I sistemi Beta 1 e 2 sono infine presentati al CdA del CEH nell’agosto 1967, e nel dicembre è organizzato un seminario per i finanziatori. I due progetti erano stati tenuti così segreti che per le case di orologeria fu uno shock. Come dicevo, fu scelto il Beta 2 perché permetteva la durata di un anno della batteria.
Dieci Beta 2 furono portati in gara all’Osservatorio di Neuchâtel, prendendo i primi dieci posti con scarti di pochi decimi di secondo al giorno, surclassando i calibri di Seiko. Come aneddoto sulla precisione dei Beta si si racconta che Forrer, con un Beta 2 al polso facesse visita nel 1968 agli stabilimenti HP. All’ingresso c’era un secondario comandato da un orologio atomico, e tra questo e il suo Beta Forrer notò uno scarto di 3 secondi.

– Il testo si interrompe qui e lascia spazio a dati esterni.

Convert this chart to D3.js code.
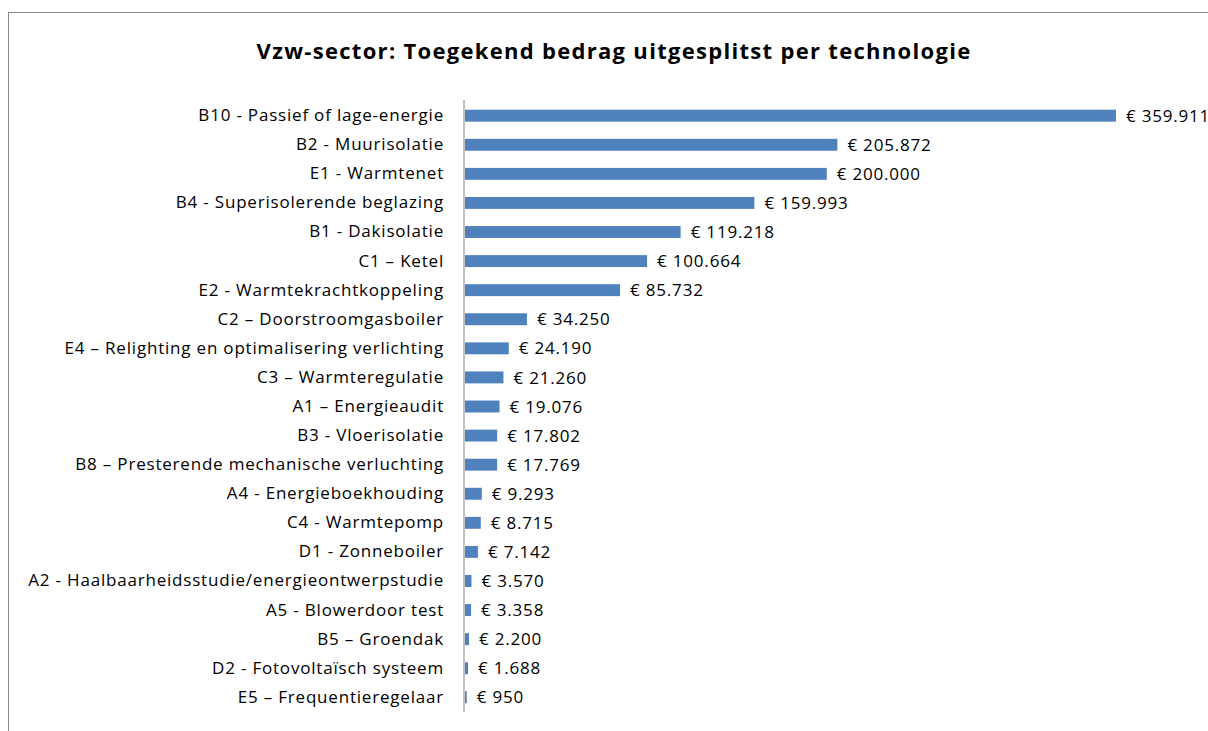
<!DOCTYPE html>
<html>
<head>
  <meta charset="utf-8">
  <title>Vzw-sector</title>
  <script src="https://d3js.org/d3.v7.min.js"></script>
  <style>
    html, body { margin: 0; height: 100%; overflow: hidden; background: #fff; }
    text { font-family: "Open Sans", sans-serif; fill: #000; }
  </style>
</head>
<body>
  <div id="chart"></div>
  <script>
    const categories = [
      "B10 - Passief of lage-energie",
      "B2 - Muurisolatie",
      "E1 - Warmtenet",
      "B4 - Superisolerende beglazing",
      "B1 - Dakisolatie",
      "C1 \u2013 Ketel",
      "E2 - Warmtekrachtkoppeling",
      "C2 \u2013 Doorstroomgasboiler",
      "E4 \u2013 Relighting en optimalisering verlichting",
      "C3 \u2013 Warmteregulatie",
      "A1 \u2013 Energieaudit",
      "B3 - Vloerisolatie",
      "B8 \u2013 Presterende mechanische verluchting",
      "A4 - Energieboekhouding",
      "C4 - Warmtepomp",
      "D1 - Zonneboiler",
      "A2 - Haalbaarheidsstudie/energieontwerpstudie",
      "A5 - Blowerdoor test",
      "B5 \u2013 Groendak",
      "D2 - Fotovolta\u00efsch systeem",
      "E5 \u2013 Frequentieregelaar"
    ];
    const values = [359911, 205872, 200000, 159993, 119218, 100664, 85732, 34250, 24190,
      21260, 19076, 17802, 17769, 9293, 8715, 7142, 3570, 3358, 2200, 1688, 950];
    const title = "Vzw-sector: Toegekend bedrag uitgesplitst per technologie";

    const W = 1208, H = 731;
    const svg = d3.select('#chart').append('svg')
      .attr('width', W).attr('height', H);

    // chart frame
    svg.append('rect')
      .attr('x', 8.5).attr('y', 12.5)
      .attr('width', W + 10).attr('height', H + 10)
      .attr('fill', '#fff')
      .attr('stroke', '#868686');

    svg.append('text')
      .attr('x', 614).attr('y', 59)
      .attr('text-anchor', 'middle')
      .attr('font-size', '22px')
      .attr('font-weight', 'bold')
      .attr('letter-spacing', '1.3px')
      .text(title);

    const x0 = 465;
    const x = d3.scaleLinear().domain([0, 359911]).range([x0, 1116]);
    const y = d3.scaleBand().domain(categories).range([101, 712]).paddingInner(0.59).paddingOuter(0.3);

    const fmt = v => '\u20ac ' + d3.format(',')(v).replace(/,/g, '.');

    svg.append('g').selectAll('rect')
      .data(values)
      .join('rect')
      .attr('x', x0)
      .attr('y', (d, i) => y(categories[i]))
      .attr('width', d => x(d) - x0)
      .attr('height', y.bandwidth())
      .attr('fill', '#4f81bd');

    svg.append('g').selectAll('text')
      .data(values)
      .join('text')
      .attr('x', d => x(d) + 10)
      .attr('y', (d, i) => y(categories[i]) + y.bandwidth() / 2)
      .attr('dy', '0.36em')
      .attr('font-size', '17px')
      .attr('letter-spacing', '0.8px')
      .text(fmt);

    const axis = svg.append('g')
      .attr('transform', `translate(${x0 - 1},0)`)
      .call(d3.axisLeft(y).tickSize(0).tickPadding(20));
    axis.select('.domain').attr('stroke', '#868686').attr('d', 'M0,100V712');
    axis.selectAll('text')
      .attr('font-size', '17px')
      .attr('letter-spacing', '0.8px')
      .attr('font-family', '"Open Sans", sans-serif')
      .attr('fill', '#000');
  </script>
</body>
</html>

Chiese se l’orologio atomico fosse preciso, suscitando una certa ironia, ma dopo un controllo venne fuori che l’orologio atomico era avanti di 2 secondi.
Il fatidico 1969
Ora che è stata definita la tecnologia, inizia la corsa per la presentazione. La gara è con i giapponesi di Seiko, i quali erano partiti con i loro studi già nel 1959 col progetto Epson 59A. Tutti sanno che la lotta è puramente una questione di prestigio, perché né gli svizzeri né i nipponici sono in grado di produrre in volumi i loro calibri al quarzo e oltretutto i costi sono proibitivi. In realtà in Europa si pensava che il quarzo sarebbe stato relegato all’alto di gamma. Nessuno in Occidente aveva sentore che in pochissimi anni avrebbe invaso ogni segmento di mercato, fino quasi a uccidere la produzione svizzera.
La gara comunque è vinta dai giapponesi. Il giorno di Natale 1969 a Tokyo presentano il loro Seiko Astron 35SQ. Mostrano i primi 100 pezzi, in oro massiccio, del costo di 450.000 yen: quanto un’automobile.
Gli svizzeri arrivano secondi. Come scrivevo prima, lo scivolone di Oscilloquartz nel realizzare i quarzi si è rivelato fatale. Alla fiera di Basilea del 5 maggio 1970 finalmente sono presentati i primi 1000 calibri, il cui nome commerciale è divenuto Beta 21, contrazione di Beta 2.1 che indicava ulteriori rifiniture al Beta 2.